» What needs to be done: Copy out all of the data below with no alterations.

» Collected data:
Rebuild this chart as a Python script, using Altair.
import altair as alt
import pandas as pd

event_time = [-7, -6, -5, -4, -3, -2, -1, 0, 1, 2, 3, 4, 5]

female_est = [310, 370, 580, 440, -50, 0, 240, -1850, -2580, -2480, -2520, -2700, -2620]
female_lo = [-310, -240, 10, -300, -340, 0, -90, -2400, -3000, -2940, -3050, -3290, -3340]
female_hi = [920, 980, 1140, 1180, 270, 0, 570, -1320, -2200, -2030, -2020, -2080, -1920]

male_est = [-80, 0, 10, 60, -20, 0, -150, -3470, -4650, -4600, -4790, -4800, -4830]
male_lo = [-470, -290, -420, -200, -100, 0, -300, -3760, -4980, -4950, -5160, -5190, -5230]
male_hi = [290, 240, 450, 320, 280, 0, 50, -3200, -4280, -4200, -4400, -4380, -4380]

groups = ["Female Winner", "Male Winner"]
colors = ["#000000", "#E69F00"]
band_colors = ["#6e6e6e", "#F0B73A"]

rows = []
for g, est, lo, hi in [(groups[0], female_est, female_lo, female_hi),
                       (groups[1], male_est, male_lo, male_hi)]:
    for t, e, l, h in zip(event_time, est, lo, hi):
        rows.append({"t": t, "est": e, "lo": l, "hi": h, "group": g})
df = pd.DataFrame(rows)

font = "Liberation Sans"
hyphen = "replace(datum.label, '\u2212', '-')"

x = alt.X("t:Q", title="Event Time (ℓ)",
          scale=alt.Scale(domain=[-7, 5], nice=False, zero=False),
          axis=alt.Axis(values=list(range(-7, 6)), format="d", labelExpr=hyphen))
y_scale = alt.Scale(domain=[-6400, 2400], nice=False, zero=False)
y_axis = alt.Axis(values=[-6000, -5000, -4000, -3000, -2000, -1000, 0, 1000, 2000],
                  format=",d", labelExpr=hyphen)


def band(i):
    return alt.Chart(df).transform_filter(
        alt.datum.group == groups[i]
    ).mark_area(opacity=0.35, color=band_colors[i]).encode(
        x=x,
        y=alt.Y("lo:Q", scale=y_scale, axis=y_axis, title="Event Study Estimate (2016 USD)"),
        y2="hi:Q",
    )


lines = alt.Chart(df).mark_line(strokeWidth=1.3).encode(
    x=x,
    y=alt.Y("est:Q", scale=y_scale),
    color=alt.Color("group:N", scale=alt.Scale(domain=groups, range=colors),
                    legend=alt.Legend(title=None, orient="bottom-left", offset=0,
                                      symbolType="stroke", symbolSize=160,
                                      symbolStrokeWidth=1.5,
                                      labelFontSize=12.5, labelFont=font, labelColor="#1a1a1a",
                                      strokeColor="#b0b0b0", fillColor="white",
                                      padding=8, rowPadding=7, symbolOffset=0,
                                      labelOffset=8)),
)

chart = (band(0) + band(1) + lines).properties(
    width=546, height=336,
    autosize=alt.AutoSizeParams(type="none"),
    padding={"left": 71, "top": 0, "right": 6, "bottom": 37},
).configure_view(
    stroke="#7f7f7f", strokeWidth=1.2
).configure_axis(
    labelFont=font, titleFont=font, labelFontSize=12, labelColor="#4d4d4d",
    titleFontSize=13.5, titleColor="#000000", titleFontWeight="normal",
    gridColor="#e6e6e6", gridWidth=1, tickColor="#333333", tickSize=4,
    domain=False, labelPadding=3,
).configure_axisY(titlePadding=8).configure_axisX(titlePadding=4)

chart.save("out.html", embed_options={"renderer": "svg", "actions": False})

» Output below:
Rebuild this chart as a Python script, using Altair.
import altair as alt
import pandas as pd

event_time = [-7, -6, -5, -4, -3, -2, -1, 0, 1, 2, 3, 4, 5]

female_est = [310, 370, 580, 440, -50, 0, 240, -1850, -2580, -2480, -2520, -2700, -2620]
female_lo = [-310, -240, 10, -300, -340, 0, -90, -2400, -3000, -2940, -3050, -3290, -3340]
female_hi = [920, 980, 1140, 1180, 270, 0, 570, -1320, -2200, -2030, -2020, -2080, -1920]

male_est = [-80, 0, 10, 60, -20, 0, -150, -3470, -4650, -4600, -4790, -4800, -4830]
male_lo = [-470, -290, -420, -200, -100, 0, -300, -3760, -4980, -4950, -5160, -5190, -5230]
male_hi = [290, 240, 450, 320, 280, 0, 50, -3200, -4280, -4200, -4400, -4380, -4380]

groups = ["Female Winner", "Male Winner"]
colors = ["#000000", "#E69F00"]
band_colors = ["#6e6e6e", "#F0B73A"]

rows = []
for g, est, lo, hi in [(groups[0], female_est, female_lo, female_hi),
                       (groups[1], male_est, male_lo, male_hi)]:
    for t, e, l, h in zip(event_time, est, lo, hi):
        rows.append({"t": t, "est": e, "lo": l, "hi": h, "group": g})
df = pd.DataFrame(rows)

font = "Liberation Sans"
hyphen = "replace(datum.label, '\u2212', '-')"

x = alt.X("t:Q", title="Event Time (ℓ)",
          scale=alt.Scale(domain=[-7, 5], nice=False, zero=False),
          axis=alt.Axis(values=list(range(-7, 6)), format="d", labelExpr=hyphen))
y_scale = alt.Scale(domain=[-6400, 2400], nice=False, zero=False)
y_axis = alt.Axis(values=[-6000, -5000, -4000, -3000, -2000, -1000, 0, 1000, 2000],
                  format=",d", labelExpr=hyphen)


def band(i):
    return alt.Chart(df).transform_filter(
        alt.datum.group == groups[i]
    ).mark_area(opacity=0.35, color=band_colors[i]).encode(
        x=x,
        y=alt.Y("lo:Q", scale=y_scale, axis=y_axis, title="Event Study Estimate (2016 USD)"),
        y2="hi:Q",
    )


lines = alt.Chart(df).mark_line(strokeWidth=1.3).encode(
    x=x,
    y=alt.Y("est:Q", scale=y_scale),
    color=alt.Color("group:N", scale=alt.Scale(domain=groups, range=colors),
                    legend=alt.Legend(title=None, orient="bottom-left", offset=0,
                                      symbolType="stroke", symbolSize=160,
                                      symbolStrokeWidth=1.5,
                                      labelFontSize=12.5, labelFont=font, labelColor="#1a1a1a",
                                      strokeColor="#b0b0b0", fillColor="white",
                                      padding=8, rowPadding=7, symbolOffset=0,
                                      labelOffset=8)),
)

chart = (band(0) + band(1) + lines).properties(
    width=546, height=336,
    autosize=alt.AutoSizeParams(type="none"),
    padding={"left": 71, "top": 0, "right": 6, "bottom": 37},
).configure_view(
    stroke="#7f7f7f", strokeWidth=1.2
).configure_axis(
    labelFont=font, titleFont=font, labelFontSize=12, labelColor="#4d4d4d",
    titleFontSize=13.5, titleColor="#000000", titleFontWeight="normal",
    gridColor="#e6e6e6", gridWidth=1, tickColor="#333333", tickSize=4,
    domain=False, labelPadding=3,
).configure_axisY(titlePadding=8).configure_axisX(titlePadding=4)

chart.save("out.html", embed_options={"renderer": "svg", "actions": False})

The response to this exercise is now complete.